Aim ::
Transcribe the data that follows precisely, omitting nothing.

Raw data ::
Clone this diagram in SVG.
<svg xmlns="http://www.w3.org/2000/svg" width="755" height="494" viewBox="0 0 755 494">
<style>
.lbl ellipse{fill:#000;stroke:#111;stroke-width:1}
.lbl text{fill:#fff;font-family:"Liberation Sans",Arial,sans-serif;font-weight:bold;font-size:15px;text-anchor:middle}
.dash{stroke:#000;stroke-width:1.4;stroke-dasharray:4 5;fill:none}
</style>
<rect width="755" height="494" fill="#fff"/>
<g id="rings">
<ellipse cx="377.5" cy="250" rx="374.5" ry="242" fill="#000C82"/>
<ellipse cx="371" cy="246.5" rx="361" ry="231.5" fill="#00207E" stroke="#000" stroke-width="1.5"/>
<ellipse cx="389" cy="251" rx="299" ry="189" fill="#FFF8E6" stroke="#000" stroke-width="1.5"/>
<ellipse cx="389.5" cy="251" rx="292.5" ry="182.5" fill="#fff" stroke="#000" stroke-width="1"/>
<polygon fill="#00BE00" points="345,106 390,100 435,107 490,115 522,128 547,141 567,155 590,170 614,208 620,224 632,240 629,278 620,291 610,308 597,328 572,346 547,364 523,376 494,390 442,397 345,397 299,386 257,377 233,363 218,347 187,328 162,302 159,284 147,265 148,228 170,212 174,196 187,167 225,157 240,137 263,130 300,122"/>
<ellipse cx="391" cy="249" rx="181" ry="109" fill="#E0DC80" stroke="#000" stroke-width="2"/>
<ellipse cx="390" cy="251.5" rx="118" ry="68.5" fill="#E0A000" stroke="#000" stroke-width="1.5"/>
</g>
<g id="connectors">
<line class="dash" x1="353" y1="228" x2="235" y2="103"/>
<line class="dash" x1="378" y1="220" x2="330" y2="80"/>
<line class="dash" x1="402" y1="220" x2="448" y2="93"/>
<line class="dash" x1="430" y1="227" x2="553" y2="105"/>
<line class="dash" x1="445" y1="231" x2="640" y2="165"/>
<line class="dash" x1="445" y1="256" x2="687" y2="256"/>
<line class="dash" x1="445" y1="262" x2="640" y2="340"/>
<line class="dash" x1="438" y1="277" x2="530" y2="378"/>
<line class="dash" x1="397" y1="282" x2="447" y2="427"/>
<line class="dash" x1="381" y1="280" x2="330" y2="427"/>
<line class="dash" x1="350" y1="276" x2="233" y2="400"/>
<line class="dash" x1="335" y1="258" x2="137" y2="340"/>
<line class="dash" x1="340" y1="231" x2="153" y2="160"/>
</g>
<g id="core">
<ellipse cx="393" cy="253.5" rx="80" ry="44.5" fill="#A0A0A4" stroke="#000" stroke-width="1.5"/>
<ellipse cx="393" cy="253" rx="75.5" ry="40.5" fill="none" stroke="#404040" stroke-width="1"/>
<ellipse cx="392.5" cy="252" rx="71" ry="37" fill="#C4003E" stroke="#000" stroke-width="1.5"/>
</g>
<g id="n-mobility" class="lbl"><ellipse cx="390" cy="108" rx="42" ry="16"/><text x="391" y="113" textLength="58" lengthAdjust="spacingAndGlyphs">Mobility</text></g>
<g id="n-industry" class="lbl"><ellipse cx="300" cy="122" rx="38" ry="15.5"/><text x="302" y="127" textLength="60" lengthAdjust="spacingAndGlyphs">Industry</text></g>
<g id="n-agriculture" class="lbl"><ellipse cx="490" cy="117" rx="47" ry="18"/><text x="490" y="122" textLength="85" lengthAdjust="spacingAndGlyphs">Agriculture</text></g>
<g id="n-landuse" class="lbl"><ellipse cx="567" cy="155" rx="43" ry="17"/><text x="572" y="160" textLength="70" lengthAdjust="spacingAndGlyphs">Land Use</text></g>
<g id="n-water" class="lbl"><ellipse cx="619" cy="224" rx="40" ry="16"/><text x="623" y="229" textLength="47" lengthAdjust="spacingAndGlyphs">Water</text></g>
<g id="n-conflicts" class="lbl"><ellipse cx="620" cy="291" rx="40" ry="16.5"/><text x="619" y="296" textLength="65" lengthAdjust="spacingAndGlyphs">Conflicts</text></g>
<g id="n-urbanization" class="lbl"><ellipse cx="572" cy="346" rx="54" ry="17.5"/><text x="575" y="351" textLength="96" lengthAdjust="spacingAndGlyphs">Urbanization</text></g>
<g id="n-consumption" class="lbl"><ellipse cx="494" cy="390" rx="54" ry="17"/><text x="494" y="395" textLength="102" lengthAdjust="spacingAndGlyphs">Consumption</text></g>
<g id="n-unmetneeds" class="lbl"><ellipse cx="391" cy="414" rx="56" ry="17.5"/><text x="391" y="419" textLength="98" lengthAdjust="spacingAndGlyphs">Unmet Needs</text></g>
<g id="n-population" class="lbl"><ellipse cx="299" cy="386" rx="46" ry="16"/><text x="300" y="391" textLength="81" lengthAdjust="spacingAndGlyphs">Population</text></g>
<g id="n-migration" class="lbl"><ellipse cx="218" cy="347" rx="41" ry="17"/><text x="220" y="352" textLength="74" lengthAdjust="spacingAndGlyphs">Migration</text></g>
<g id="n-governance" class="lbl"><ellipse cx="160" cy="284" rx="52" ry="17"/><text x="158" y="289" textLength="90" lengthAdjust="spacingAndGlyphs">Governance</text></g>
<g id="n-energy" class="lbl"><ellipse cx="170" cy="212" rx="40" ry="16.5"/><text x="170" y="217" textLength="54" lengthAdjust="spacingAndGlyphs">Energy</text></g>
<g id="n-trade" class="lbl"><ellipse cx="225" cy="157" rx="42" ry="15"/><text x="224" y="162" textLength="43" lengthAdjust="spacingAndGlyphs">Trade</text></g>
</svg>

Result below ::
Clone this diagram in SVG.
<svg xmlns="http://www.w3.org/2000/svg" width="755" height="494" viewBox="0 0 755 494">
<style>
.lbl ellipse{fill:#000;stroke:#111;stroke-width:1}
.lbl text{fill:#fff;font-family:"Liberation Sans",Arial,sans-serif;font-weight:bold;font-size:15px;text-anchor:middle}
.dash{stroke:#000;stroke-width:1.4;stroke-dasharray:4 5;fill:none}
</style>
<rect width="755" height="494" fill="#fff"/>
<g id="rings">
<ellipse cx="377.5" cy="250" rx="374.5" ry="242" fill="#000C82"/>
<ellipse cx="371" cy="246.5" rx="361" ry="231.5" fill="#00207E" stroke="#000" stroke-width="1.5"/>
<ellipse cx="389" cy="251" rx="299" ry="189" fill="#FFF8E6" stroke="#000" stroke-width="1.5"/>
<ellipse cx="389.5" cy="251" rx="292.5" ry="182.5" fill="#fff" stroke="#000" stroke-width="1"/>
<polygon fill="#00BE00" points="345,106 390,100 435,107 490,115 522,128 547,141 567,155 590,170 614,208 620,224 632,240 629,278 620,291 610,308 597,328 572,346 547,364 523,376 494,390 442,397 345,397 299,386 257,377 233,363 218,347 187,328 162,302 159,284 147,265 148,228 170,212 174,196 187,167 225,157 240,137 263,130 300,122"/>
<ellipse cx="391" cy="249" rx="181" ry="109" fill="#E0DC80" stroke="#000" stroke-width="2"/>
<ellipse cx="390" cy="251.5" rx="118" ry="68.5" fill="#E0A000" stroke="#000" stroke-width="1.5"/>
</g>
<g id="connectors">
<line class="dash" x1="353" y1="228" x2="235" y2="103"/>
<line class="dash" x1="378" y1="220" x2="330" y2="80"/>
<line class="dash" x1="402" y1="220" x2="448" y2="93"/>
<line class="dash" x1="430" y1="227" x2="553" y2="105"/>
<line class="dash" x1="445" y1="231" x2="640" y2="165"/>
<line class="dash" x1="445" y1="256" x2="687" y2="256"/>
<line class="dash" x1="445" y1="262" x2="640" y2="340"/>
<line class="dash" x1="438" y1="277" x2="530" y2="378"/>
<line class="dash" x1="397" y1="282" x2="447" y2="427"/>
<line class="dash" x1="381" y1="280" x2="330" y2="427"/>
<line class="dash" x1="350" y1="276" x2="233" y2="400"/>
<line class="dash" x1="335" y1="258" x2="137" y2="340"/>
<line class="dash" x1="340" y1="231" x2="153" y2="160"/>
</g>
<g id="core">
<ellipse cx="393" cy="253.5" rx="80" ry="44.5" fill="#A0A0A4" stroke="#000" stroke-width="1.5"/>
<ellipse cx="393" cy="253" rx="75.5" ry="40.5" fill="none" stroke="#404040" stroke-width="1"/>
<ellipse cx="392.5" cy="252" rx="71" ry="37" fill="#C4003E" stroke="#000" stroke-width="1.5"/>
</g>
<g id="n-mobility" class="lbl"><ellipse cx="390" cy="108" rx="42" ry="16"/><text x="391" y="113" textLength="58" lengthAdjust="spacingAndGlyphs">Mobility</text></g>
<g id="n-industry" class="lbl"><ellipse cx="300" cy="122" rx="38" ry="15.5"/><text x="302" y="127" textLength="60" lengthAdjust="spacingAndGlyphs">Industry</text></g>
<g id="n-agriculture" class="lbl"><ellipse cx="490" cy="117" rx="47" ry="18"/><text x="490" y="122" textLength="85" lengthAdjust="spacingAndGlyphs">Agriculture</text></g>
<g id="n-landuse" class="lbl"><ellipse cx="567" cy="155" rx="43" ry="17"/><text x="572" y="160" textLength="70" lengthAdjust="spacingAndGlyphs">Land Use</text></g>
<g id="n-water" class="lbl"><ellipse cx="619" cy="224" rx="40" ry="16"/><text x="623" y="229" textLength="47" lengthAdjust="spacingAndGlyphs">Water</text></g>
<g id="n-conflicts" class="lbl"><ellipse cx="620" cy="291" rx="40" ry="16.5"/><text x="619" y="296" textLength="65" lengthAdjust="spacingAndGlyphs">Conflicts</text></g>
<g id="n-urbanization" class="lbl"><ellipse cx="572" cy="346" rx="54" ry="17.5"/><text x="575" y="351" textLength="96" lengthAdjust="spacingAndGlyphs">Urbanization</text></g>
<g id="n-consumption" class="lbl"><ellipse cx="494" cy="390" rx="54" ry="17"/><text x="494" y="395" textLength="102" lengthAdjust="spacingAndGlyphs">Consumption</text></g>
<g id="n-unmetneeds" class="lbl"><ellipse cx="391" cy="414" rx="56" ry="17.5"/><text x="391" y="419" textLength="98" lengthAdjust="spacingAndGlyphs">Unmet Needs</text></g>
<g id="n-population" class="lbl"><ellipse cx="299" cy="386" rx="46" ry="16"/><text x="300" y="391" textLength="81" lengthAdjust="spacingAndGlyphs">Population</text></g>
<g id="n-migration" class="lbl"><ellipse cx="218" cy="347" rx="41" ry="17"/><text x="220" y="352" textLength="74" lengthAdjust="spacingAndGlyphs">Migration</text></g>
<g id="n-governance" class="lbl"><ellipse cx="160" cy="284" rx="52" ry="17"/><text x="158" y="289" textLength="90" lengthAdjust="spacingAndGlyphs">Governance</text></g>
<g id="n-energy" class="lbl"><ellipse cx="170" cy="212" rx="40" ry="16.5"/><text x="170" y="217" textLength="54" lengthAdjust="spacingAndGlyphs">Energy</text></g>
<g id="n-trade" class="lbl"><ellipse cx="225" cy="157" rx="42" ry="15"/><text x="224" y="162" textLength="43" lengthAdjust="spacingAndGlyphs">Trade</text></g>
</svg>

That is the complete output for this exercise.